Colin leaned against the side of the car and pulled out his phone, looking for all the world like he was waiting for me to run into the grocery store for a minute to grab some beer. Totally relaxed.
“Yeah, whatever,” he said.
I knew it was an act, put on as much for himself as for me, but it still pissed me off.
“Fine,” I said shortly. “Five minutes.”
And I turned and set off through the trees. The trail slanted sharply up for a few hundred yards and then leveled off, and I paused as I hit the plateau. Staying on the path was definitely safest in terms of not breaking my ankle or falling off a cliff, and I’d told Colin I would.
But would it really offer much of a challenge to him, or much of a challenge to my body’s responses, for that matter? And it needed to be more of a challenge. Because once I’d gotten over the sheer embarrassment of the idea of doing this with Colin—okay, ‘gotten over’ was an exaggeration, maybe ‘gotten used to’—I’d realized that he was, while the only possible person to do it, also the worst possible person to do it.
He didn’t scare me. He was as familiar to me as someone in my own family. And even when I’d had those weird reactions to him over the past week, in his car and in the library…even then, I’d known deep down I was perfectly safe. I still couldn’t figure out what I’d been afraid of, at the time. It’d been a lizard-brain reaction I couldn’t control, but I’d been so certain he’d never hurt me, all the same.

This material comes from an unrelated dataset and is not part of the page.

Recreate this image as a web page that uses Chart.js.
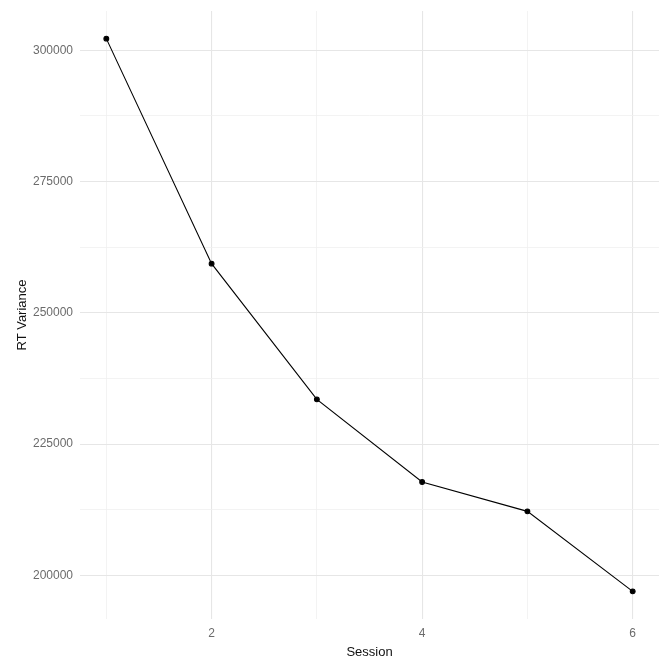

And I stillwascertain he’d never hurt me. Which kind of lessened the potential effects of being chased through the woods. Instinctive responses, devoid of any logic, were precisely what I was attempting to evoke in myself. And I needed extreme circumstances, like the high stress we’d both been under on those two occasions, to help that along.
Which meant I ought to go off the path, bumble through the woods, and give myself every possible opportunity to get freaked out. The likelihood of panicking enough to change my own genetic expression by strolling down this trail until Colin caught up to me and said, “Hey, Newt, how’s it going” was pretty slim.
Dammit.
I started jogging, still on the trail, still considering. Colin would freak out if my scent went off the path; he’d think I’d gotten lost, or might be in danger, and he’d blow the whole thing by shouting my name and ending the experiment.
He was so the worst person for this. I should’ve posted on one of the online supernatural kink boards. Someone would totally have been up for hunting me in the forest for kicks.
I glanced down at my watch. It’d been ten minutes. Colin could easily go twice as fast as I could; where the hell was he?
The sound of pounding footsteps echoed through the trees.
Ah, there he was. I picked up the pace, trying to get that feeling of being hunted, and I glanced back over my shoulder.
Yep, definitely Colin and not some anonymous potential assailant.
I ran a little faster.
He caught up, grabbed me around the waist, and tackled me down to the side of the trail, where we landed in a puff of pine needles and a splat of mud.